6 de maio de 2007

Crime privilegiado

Jornal O Estado do Maranhão
Sempre me pareceu coisa de país de bacharéis, herdada de nossa formação social vinda da Colônia, essa lei (ela existe mesmo?) que manda colocar em cela especial os encarcerados portadores de diploma de curso superior. Especial aí é sinônimo de cela separada das dos presos ditos comuns, e mais confortável. Poderia alguém supor, então, que bastaria a um ladrão, para ter regalias na cadeia, a suposição de ter ele certa ilustração, suposição incerta na maioria dos casos, a não ser que se considerem ações criminosas como socialmente desejáveis. Delinqüir com um canudo debaixo do sovaco tornaria seu portador menos danoso à coletividade, justificando a obtenção de regalias negadas a outros com pouca instrução? Haveria bandidos de primeira e segunda classe? Ou melhor, bandidos com classe e sem classe? É a luta de classes na prisão?

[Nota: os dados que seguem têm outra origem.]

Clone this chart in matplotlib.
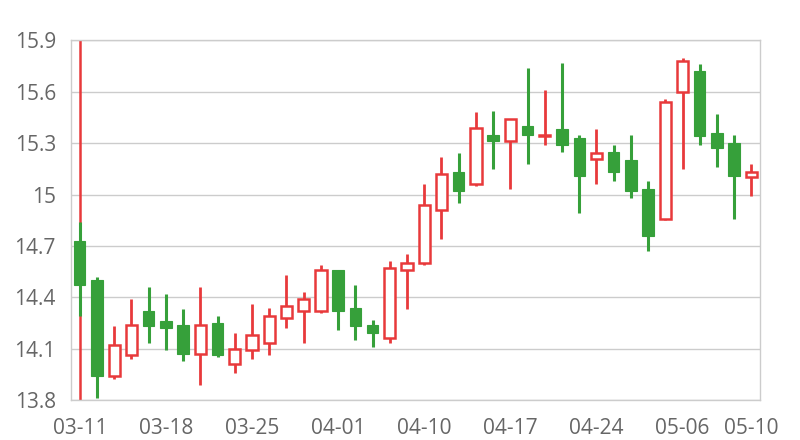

Algum ingênuo do povo talvez afirmasse que seriam precisamente essas pessoas classificadas como especiais as merecedoras dos rigores da lei. Possuindo, como decorrência de seu nível de educação – abstraindo-se os casos em que o sujeito entra na escola, mas a escola não entra nele – entendimento claro dos prejuízos para a sociedade de conduta ilegal, e, apesar disso, dispostos a burlar a lei, deveriam ser colocados, continuaria o argumento, numa espécie de purgatório prisional, longe dos presos comuns, de tal forma a não terem a possibilidade de transmitir aos companheiros conhecimentos especializados sobre modernas tecnologias usadas em ações delituosas.
O costume de classificar delinqüentes com base no grau de instrução, gerou, com respeito a potenciais encarcerados que cursaram faculdades, distinção de outra natureza, agora entre, de um lado, os conhecedores da lei, contudo não cumpridores dela, e, de outro, os leigos nas mesmas leis, embora doutores em seus estudos e em trambiques.
Imaginemos uma situação em que magistrados (e também procuradores e policiais federais) em associação com pessoas de formação universitária – não em direito –, decidam constituir um bando com o fim de burlar o fisco e vender sentenças de liberação de bingo, jogo cujo funcionamento é usado como fachada na lavagem de dinheiro do tráfico de droga. A quem se dirigiria, com justificada razão, maior indignação por parte do cidadão? Ao leigo, todavia de nível superior, ou aos bandidos especialista nelas, os magistrados, envolvidos na formação de quadrilhas, que usam para ganho pessoal e ilícito o cargo no qual foram investidos pela sociedade a fim de distribuir justiça?
A Polícia Federal, com respaldo judicial de juízes honestos, que os há em grande número, prendeu há pouco magistrados envolvidos com malfeitores em situação como a descrita acima. A operação, herança do ex-ministro da Justiça Márcio Bastos, deve ser louvada, mas não seu nome, Hurricane. Soa ridículo denominar ação da polícia brasileira com uma palavra em inglês, em vez de chamá-la pela equivalente em português, Furacão, como se diz em nosso idioma, agredido, até, por altas figuras da República. Desejarão mudar também o nome da PF para FBI, a Federal dos americanos?
O Supremo Tribunal Federal manteve a prisão temporária dos envolvidos, com exceção dos magistrados, como se não estivessem todos juntos no cometimento dos mesmos crimes. A isso dá-se o nome de corporativismo. O ministro do STJ acusado de participação no esquema sequer foi importunado. Sei que haverá argumentos técnicos a justificar a decisão. Tal argumentação apenas reforça a percepção geral sobre a inoperância e ineficiência do Poder Judiciário. O Tribunal deverá ainda julgar durante este mês de maio os pedidos de prisão preventiva. Num país onde existe aberração como foro privilegiado, ninguém ficará surpreso se inventarem o crime privilegiado.